Chapter 3

This chapter introduces us the basic knowledge of graph.

The section first introduces some basic concepts and notations of graph, such as vertex, edge, and orientation of graphs.

Then several examples are illustrated: transportation networks that are tangible, though in practice directed, can be viewed as indirected graph, since the traffic normally comes both ways; Communication networks-basically just connecting computers together and sharing information-are directed graphs, since sometimes computer U hears V's signal but not conversely; information networks have very useful examples such as the WWW internet, where websites are nodes and hyperlinks are edges; social networks display the interactions among people; dependency networks are used in important biological ways such as the food web.

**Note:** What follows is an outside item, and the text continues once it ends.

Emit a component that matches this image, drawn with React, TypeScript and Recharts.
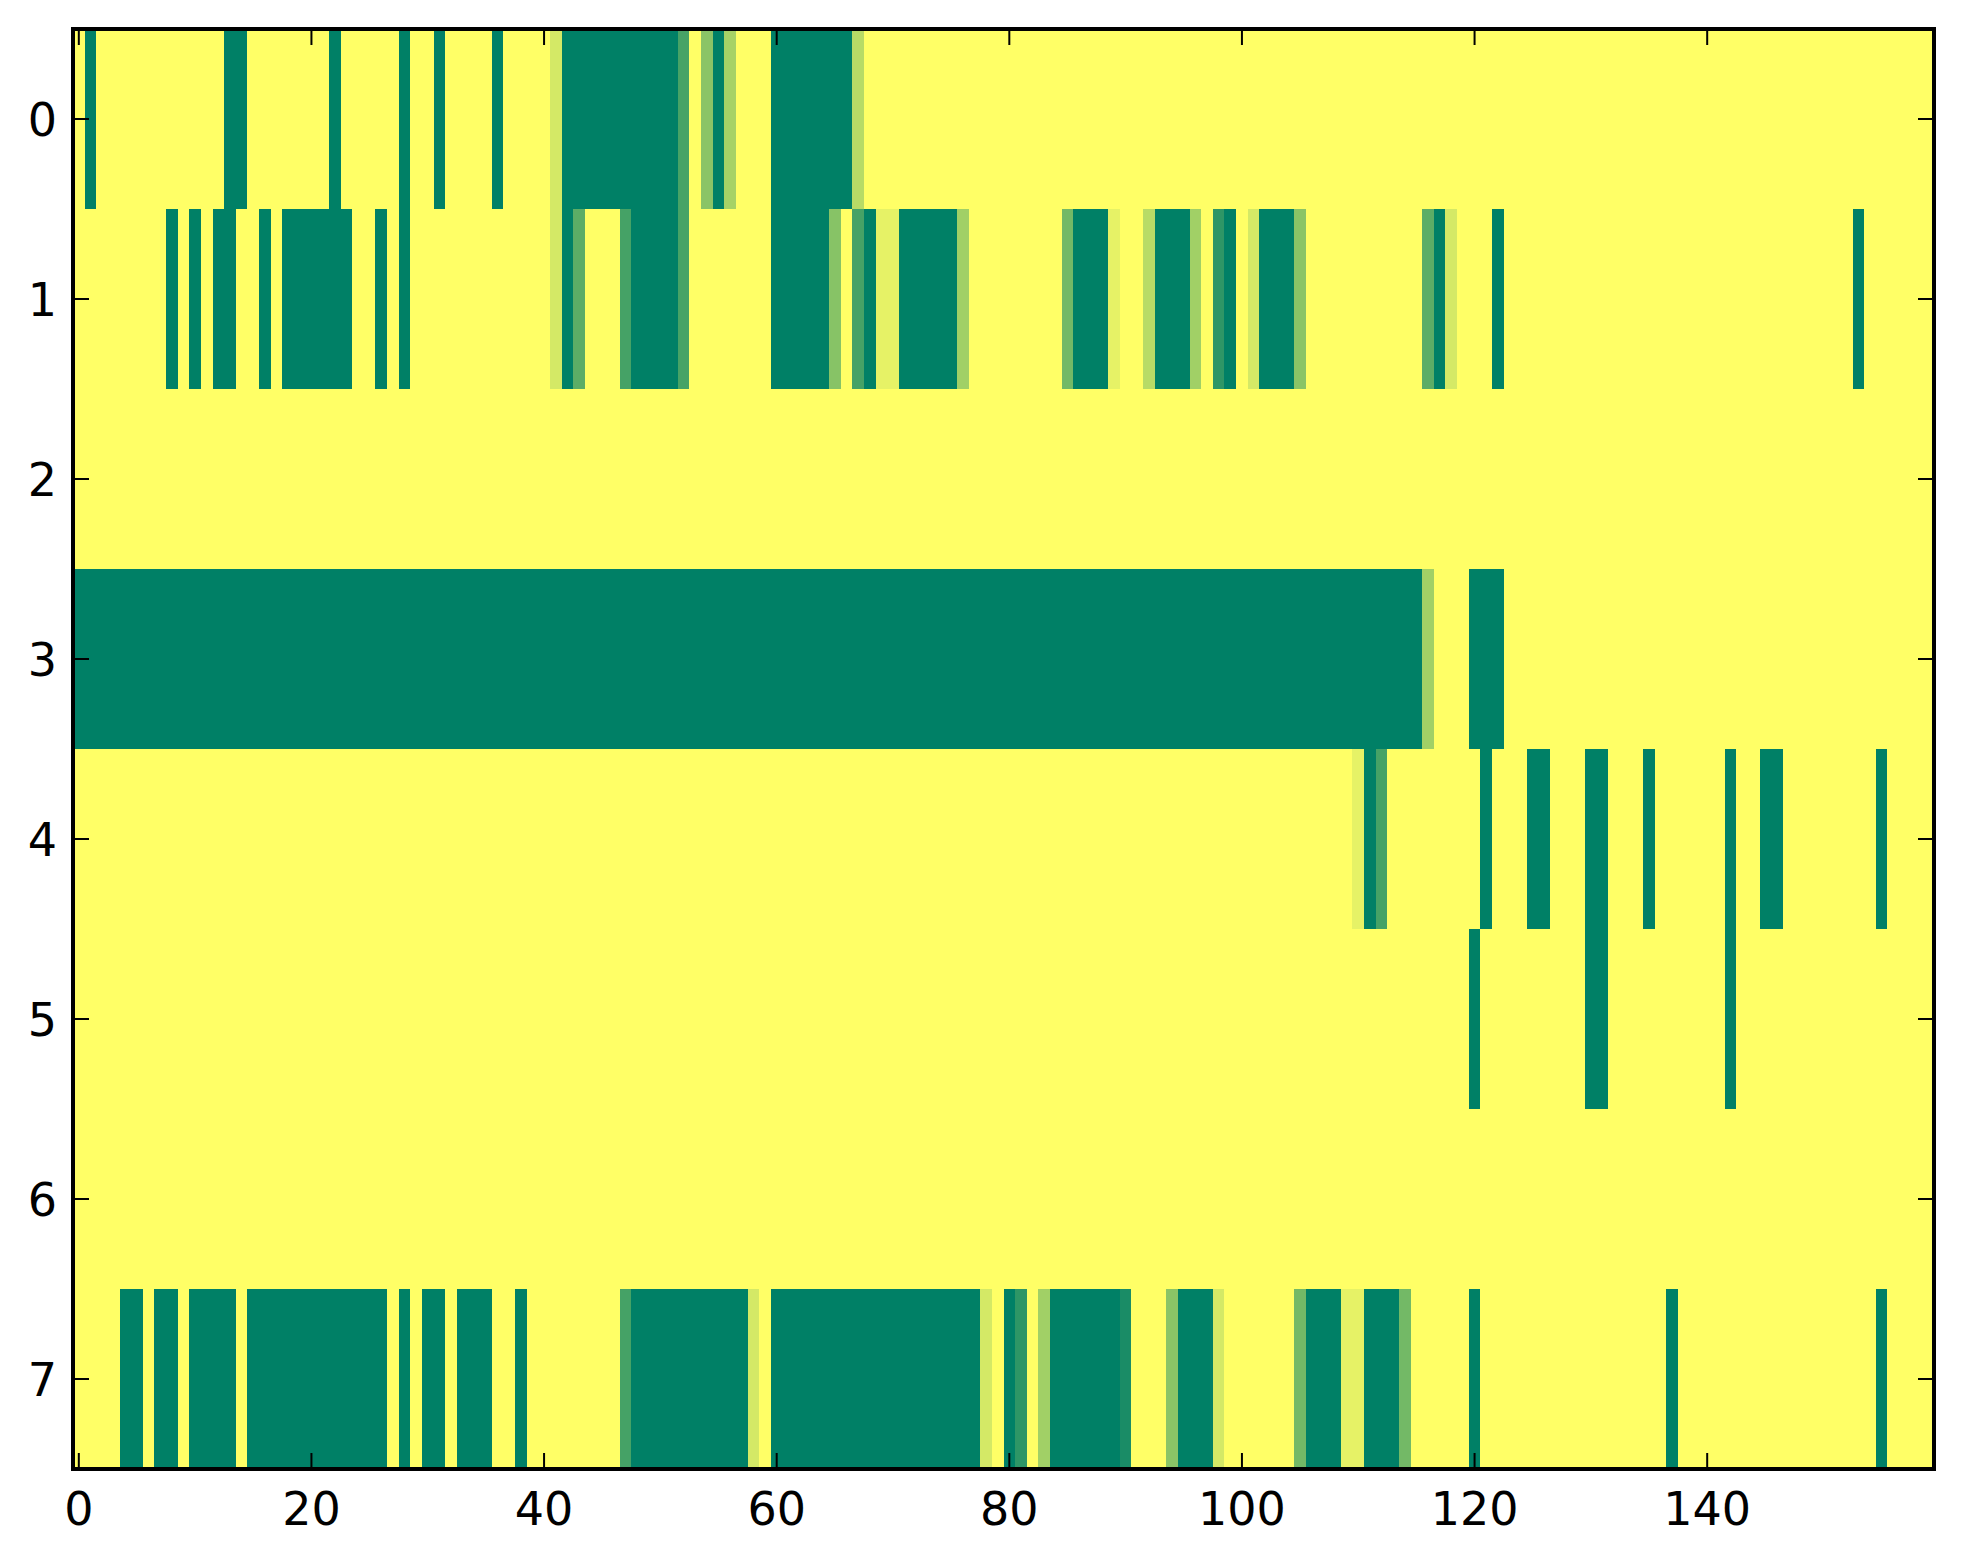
import React from "react";
import {
  ScatterChart,
  Scatter,
  XAxis,
  YAxis,
  ReferenceArea,
} from "recharts";

// Heatmap data: each row is a list of [value, runLength] pairs read left to right (160 columns).
const ROW_LABELS = [0, 1, 2, 3, 4, 5, 6, 7];
const X_TICKS = [0, 20, 40, 60, 80, 100, 120, 140];
const X_DOMAIN = [-0.5, 159.5];
const Y_DOMAIN = [-0.5, 7.5];

const ROW_0 = [
  [1, 1], [0, 1], [1, 11], [0, 2], [1, 7], [0, 1], [1, 5], [0, 1], [1, 2], [0, 1],
  [1, 4], [0, 1], [1, 4], [0.83, 1], [0, 10], [0.28, 1], [1, 1], [0.54, 1], [0, 1],
  [0.65, 1], [1, 3], [0, 7], [0.72, 1], [1, 92],
];
const ROW_1 = [
  [1, 8], [0, 1], [1, 1], [0, 1], [1, 1], [0, 2], [1, 2], [0, 1], [1, 1], [0, 6],
  [1, 2], [0, 1], [1, 1], [0, 1], [1, 12], [0.83, 1], [0, 1], [0.36, 1], [1, 3],
  [0.27, 1], [0, 4], [0.28, 1], [1, 7], [0, 5], [0.53, 1], [1, 1], [0.27, 1], [0, 1],
  [0.9, 2], [0, 5], [0.63, 1], [1, 8], [0.45, 1], [0, 3], [0.9, 1], [1, 2], [0.72, 1],
  [0, 3], [0.63, 1], [1, 1], [0.18, 1], [0, 1], [1, 1], [0.83, 1], [0, 3], [0.54, 1],
  [1, 10], [0.36, 1], [0, 1], [0.83, 1], [1, 3], [0, 1], [1, 30], [0, 1], [1, 6],
];
const ROW_2 = [[1, 160]];
const ROW_3 = [[0, 116], [0.63, 1], [1, 3], [0, 3], [1, 37]];
const ROW_4 = [
  [1, 110], [0.9, 1], [0, 1], [0.27, 1], [1, 8], [0, 1], [1, 3], [0, 2], [1, 3], [0, 2],
  [1, 3], [0, 1], [1, 6], [0, 1], [1, 2], [0, 2], [1, 8], [0, 1], [1, 4],
];
const ROW_5 = [[1, 120], [0, 1], [1, 9], [0, 2], [1, 10], [0, 1], [1, 17]];
const ROW_6 = [[1, 160]];
const ROW_7 = [
  [1, 4], [0, 2], [1, 1], [0, 2], [1, 1], [0, 4], [1, 1], [0, 12], [1, 1], [0, 1],
  [1, 1], [0, 2], [1, 1], [0, 3], [1, 2], [0, 1], [1, 8], [0.27, 1], [0, 10], [0.83, 1],
  [1, 1], [0, 18], [0.83, 1], [1, 1], [0, 1], [0.18, 1], [1, 1], [0.63, 1], [0, 6],
  [0.1, 1], [1, 3], [0.54, 1], [0, 3], [0.83, 1], [1, 6], [0.45, 1], [0, 3], [0.9, 2],
  [0, 3], [0.45, 1], [1, 5], [0, 1], [1, 16], [0, 1], [1, 17], [0, 1], [1, 4],
];

const ROWS = [ROW_0, ROW_1, ROW_2, ROW_3, ROW_4, ROW_5, ROW_6, ROW_7];

// matplotlib "summer" colormap
const summer = (v: number) => {
  const r = Math.round(255 * v);
  const g = Math.round(255 * (0.5 + 0.5 * v));
  return `rgb(${r},${g},102)`;
};

type Run = { row: number; start: number; len: number; value: number };

const RUNS: Run[] = [];
ROWS.forEach((runs, row) => {
  let start = 0;
  runs.forEach(([value, len]) => {
    RUNS.push({ row: ROW_LABELS[row], start, len, value });
    start += len;
  });
});

const POINTS = RUNS.map((r) => ({ x: r.start + (r.len - 1) / 2, y: r.row }));

const FONT = "'DejaVu Sans', 'Liberation Sans', sans-serif";
const TICK_LEN = 16;
const TICK_W = 2;
const FRAME = { stroke: "#000", strokeWidth: 4, strokeLinecap: "square" as const };

const BottomTick = (props: any) => {
  const { x, y, payload } = props;
  return (
    <g>
      <line x1={x} x2={x} y1={y} y2={y - TICK_LEN} stroke="#000" strokeWidth={TICK_W} />
      <text x={x} y={y + 56} textAnchor="middle" fontFamily={FONT} fontSize={46} fill="#000">
        {payload.value}
      </text>
    </g>
  );
};

const TopTick = (props: any) => {
  const { x, y } = props;
  return <line x1={x} x2={x} y1={y} y2={y + TICK_LEN} stroke="#000" strokeWidth={TICK_W} />;
};

const LeftTick = (props: any) => {
  const { x, y, payload } = props;
  return (
    <g>
      <line x1={x} x2={x + TICK_LEN} y1={y} y2={y} stroke="#000" strokeWidth={TICK_W} />
      <text x={x - 16} y={y + 17} textAnchor="end" fontFamily={FONT} fontSize={46} fill="#000">
        {payload.value}
      </text>
    </g>
  );
};

const RightTick = (props: any) => {
  const { x, y } = props;
  return <line x1={x} x2={x - TICK_LEN} y1={y} y2={y} stroke="#000" strokeWidth={TICK_W} />;
};

const CellShape = (props: any) => {
  const { x, y, width, height, fill } = props;
  return (
    <rect x={x} y={y} width={width} height={height} fill={fill} shapeRendering="crispEdges" />
  );
};

const FrameShape = (props: any) => {
  const { x, y, width, height } = props;
  return (
    <rect x={x} y={y} width={width} height={height} fill="none" stroke="#000" strokeWidth={4} />
  );
};

export default function App() {
  return (
    <div style={{ width: 1955, height: 1556, background: "#fff" }}>
      <ScatterChart
        width={1955}
        height={1556}
        margin={{ top: 0, right: 0, bottom: 0, left: 0 }}
      >
        <XAxis
          type="number"
          dataKey="x"
          domain={X_DOMAIN}
          allowDataOverflow
          ticks={X_TICKS}
          interval={0}
          orientation="bottom"
          height={95}
          axisLine={FRAME}
          tickLine={false}
          tickSize={0}
          tickMargin={0}
          tick={<BottomTick />}
        />
        <XAxis
          xAxisId="top"
          type="number"
          dataKey="x"
          domain={X_DOMAIN}
          allowDataOverflow
          ticks={X_TICKS}
          interval={0}
          orientation="top"
          height={21}
          axisLine={FRAME}
          tickLine={false}
          tickSize={0}
          tickMargin={0}
          tick={<TopTick />}
        />
        <YAxis
          type="number"
          dataKey="y"
          domain={Y_DOMAIN}
          allowDataOverflow
          reversed
          ticks={ROW_LABELS}
          interval={0}
          orientation="left"
          width={65}
          axisLine={FRAME}
          tickLine={false}
          tickSize={0}
          tickMargin={0}
          tick={<LeftTick />}
        />
        <YAxis
          yAxisId="right"
          type="number"
          dataKey="y"
          domain={Y_DOMAIN}
          allowDataOverflow
          reversed
          ticks={ROW_LABELS}
          interval={0}
          orientation="right"
          width={29}
          axisLine={FRAME}
          tickLine={false}
          tickSize={0}
          tickMargin={0}
          tick={<RightTick />}
        />
        {RUNS.map((r, i) => (
          <ReferenceArea
            key={i}
            x1={r.start - 0.5}
            x2={r.start + r.len - 0.5}
            y1={r.row - 0.5}
            y2={r.row + 0.5}
            fill={summer(r.value)}
            fillOpacity={1}
            stroke="none"
            ifOverflow="visible"
            shape={<CellShape />}
          />
        ))}
        <ReferenceArea
          x1={X_DOMAIN[0]}
          x2={X_DOMAIN[1]}
          y1={Y_DOMAIN[0]}
          y2={Y_DOMAIN[1]}
          ifOverflow="visible"
          shape={<FrameShape />}
        />
        <Scatter
          data={POINTS}
          isAnimationActive={false}
          shape={() => <g />}
        />
      </ScatterChart>
    </div>
  );
}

The geometric perspective of the communication networks further interest me-is it like a shortest path problem in nature? In addition, regard WWW as a graph is new to me: I never thought of individual websites as vertices, and hyperlinks to be edges. The directness of the information networks also play a vital rule, such as in prioritizing websites for search engines. How exactly does it work?

Next several more important definitions in graph theories are introduced, such as Paths&Connectivity (simple, cycle; strongly connected, distance), trees (child, parent, descendant, ancestor, leaf…). The text also addresses the importance of trees since they indicate hierarchy. The important theorem (3.2) is also stated.

I'd like to know more about trees, spanning trees, minimum spanning trees, etc.